Era a única renda que eu tinha, além do Bolsa Família.

“Meu marido saiu de casa no fim de março, moro com meus dois filhos, Bernardo (14 anos) e Yasmin (19 anos). Minha filha trabalhava vendendo plano de saúde, mas com essa pandemia fecharam as portas”, explicou.

Cátia trabalhava no bar do setor sul do Maracanã em todos os jogos do Flamengo (Foto: Arquivo Pessoal)
Cátia trabalhava no bar do setor sul do Maracanã em todos os jogos do Flamengo (Foto: Arquivo Pessoal)

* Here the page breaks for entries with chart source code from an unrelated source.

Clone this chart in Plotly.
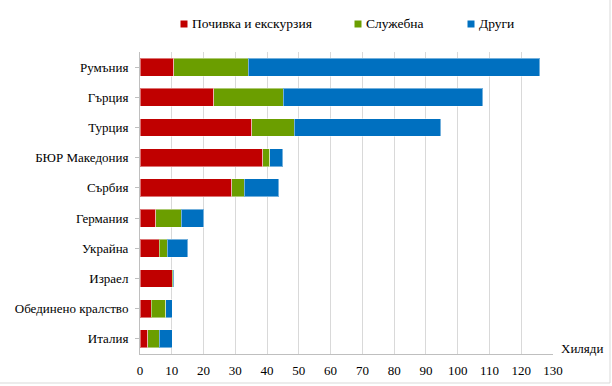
import plotly.graph_objects as go

countries = ["Румъния", "Гърция", "Турция", "БЮР Македония", "Сърбия",
             "Германия", "Украйна", "Израел", "Обединено кралство", "Италия"]
leisure = [10.7, 23.2, 35.2, 38.7, 28.8, 4.9, 6.0, 10.1, 3.5, 2.4]
business = [23.4, 21.9, 13.3, 2.2, 4.0, 8.1, 2.5, 0.4, 4.6, 3.6]
other = [91.7, 62.8, 46.2, 4.1, 10.9, 7.1, 6.6, 0.3, 2.0, 4.1]
series_names = ["Почивка и екскурзия", "Служебна", "Други"]
colors = ["#C00000", "#6B9E00", "#0070C0"]
x_ticks = list(range(0, 131, 10))

W, H = 612, 386
L, R, T, B = 140, 59, 52, 32
pw, ph = W - L - R, H - T - B
FONT = "Liberation Serif, DejaVu Serif, serif"

def px_x(px):
    return (px - L) / pw

def px_y(py):
    return (H - B - py) / ph

fig = go.Figure()
for name, vals, col in zip(series_names, [leisure, business, other], colors):
    fig.add_trace(go.Bar(
        y=countries, x=vals, name=name, orientation="h",
        marker=dict(color=col, line=dict(color="rgba(255,255,255,0.45)", width=1)),
        showlegend=False,
    ))

# legend drawn as small squares + text (positions in pixels of the page)
legend_marker_x = [184, 358, 471]
legend_y = 24
shapes = []
annotations = []
for name, col, mx in zip(series_names, colors, legend_marker_x):
    shapes.append(dict(type="rect", xref="paper", yref="paper",
                       x0=px_x(mx - 3.5), x1=px_x(mx + 3.5),
                       y0=px_y(legend_y + 3.5), y1=px_y(legend_y - 3.5),
                       fillcolor=col, line=dict(width=0)))
    annotations.append(dict(text=name, xref="paper", yref="paper",
                            x=px_x(mx + 6), y=px_y(legend_y), xanchor="left",
                            yanchor="middle", showarrow=False,
                            font=dict(family=FONT, size=13.5)))

annotations.append(dict(text="Хиляди", xref="paper", yref="paper",
                        x=px_x(605), y=px_y(348), xanchor="right", yanchor="middle",
                        showarrow=False, font=dict(family=FONT, size=13)))

shapes += [
    dict(type="line", xref="paper", yref="paper", x0=px_x(610), x1=px_x(610),
         y0=px_y(0), y1=px_y(383), line=dict(color="#D9D9D9", width=1)),
    dict(type="line", xref="paper", yref="paper", x0=px_x(0), x1=px_x(610),
         y0=px_y(383), y1=px_y(383), line=dict(color="#D9D9D9", width=1)),
]

fig.update_layout(
    width=W, height=H,
    margin=dict(l=L, r=R, t=T, b=B, autoexpand=False),
    barmode="stack", bargap=0.41,
    plot_bgcolor="white", paper_bgcolor="white",
    font=dict(family=FONT, size=13, color="black"),
    showlegend=False,
    xaxis=dict(range=[0, 130], tickvals=x_ticks, showgrid=True,
               gridcolor="#D9D9D9", gridwidth=1, showline=True,
               linecolor="#BFBFBF", linewidth=1, zeroline=False,
               ticks="", ticklabelstandoff=4,
               tickfont=dict(family=FONT, size=13), fixedrange=True,
               automargin=False),
    yaxis=dict(categoryorder="array", categoryarray=countries[::-1],
               showline=True, linecolor="#BFBFBF", linewidth=1,
               ticks="outside", ticklen=4, tickcolor="#BFBFBF",
               ticklabelstandoff=4,
               showgrid=False, tickfont=dict(family=FONT, size=13), fixedrange=True,
               automargin=False),
    annotations=annotations,
    shapes=shapes,
)

fig.write_html("out.html", config={"displayModeBar": False},
               post_script="document.body.style.margin='0';")
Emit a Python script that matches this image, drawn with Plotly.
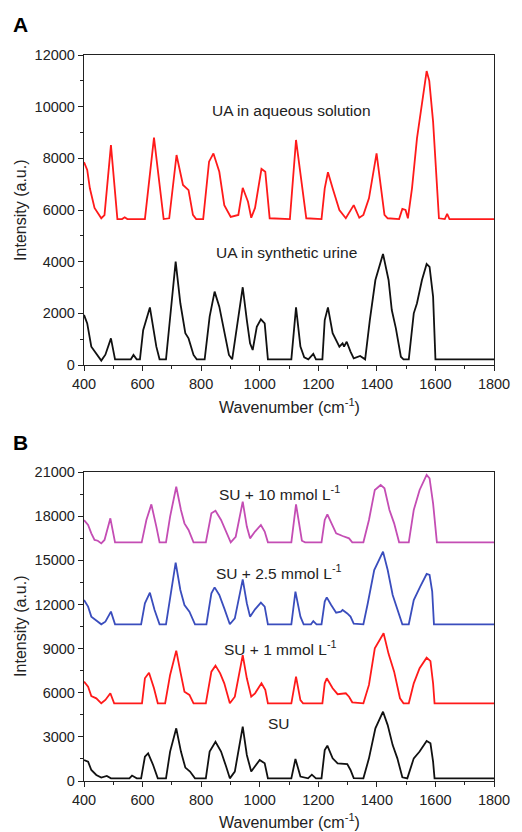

Cátia mora em Engenheiro Pedreira, distrito de Japeri, no Rio de Janeiro. A família dela vive hoje apenas com os R$600 do auxílio emergencial do Governo Federal. Ela conta com a ajuda de vizinhos e com doações, como a que foi feita pelo Flamengo, distribuindo um cartão de alimentação para ambulantes que atuavam no Maracanã.

Compro hambúrguer, algo em grande quantidade que possa durar o mês inteiro.

“Tem dias que falta uma mistura, com R$600 reais eu compro uma cesta básica, pago o gás e vou tentando manter. Eu comprava carne, mas quando meu marido saiu de casa levou a geladeira, hoje não compro mais. Compro hambúrguer, algo assim que é o que eu posso comprar em grande quantidade para durar o mês inteiro. Meu vizinho guarda para mim na geladeira dele”, relatou Cátia.

Cátia segue em contato com outras colegas. que também trabalhavam no Maracanã. Elas criaram um grupo para trocar informações e tentar se ajudar. A Federação de Futebol do Rio de Janeiro (FERJ), junto com parte dos clubes, tem o desejo de retomar o Campeonato Carioca ainda no mês de junho, mas as autoridades ainda não deram um parecer sobre o tema. Mesmo com a volta do Estadual, neste primeiro momento todos os jogos serão disputados sem público. Cátia, Bruno e tantos outros profissionais que dependem do futebol seguem tentando sobreviver.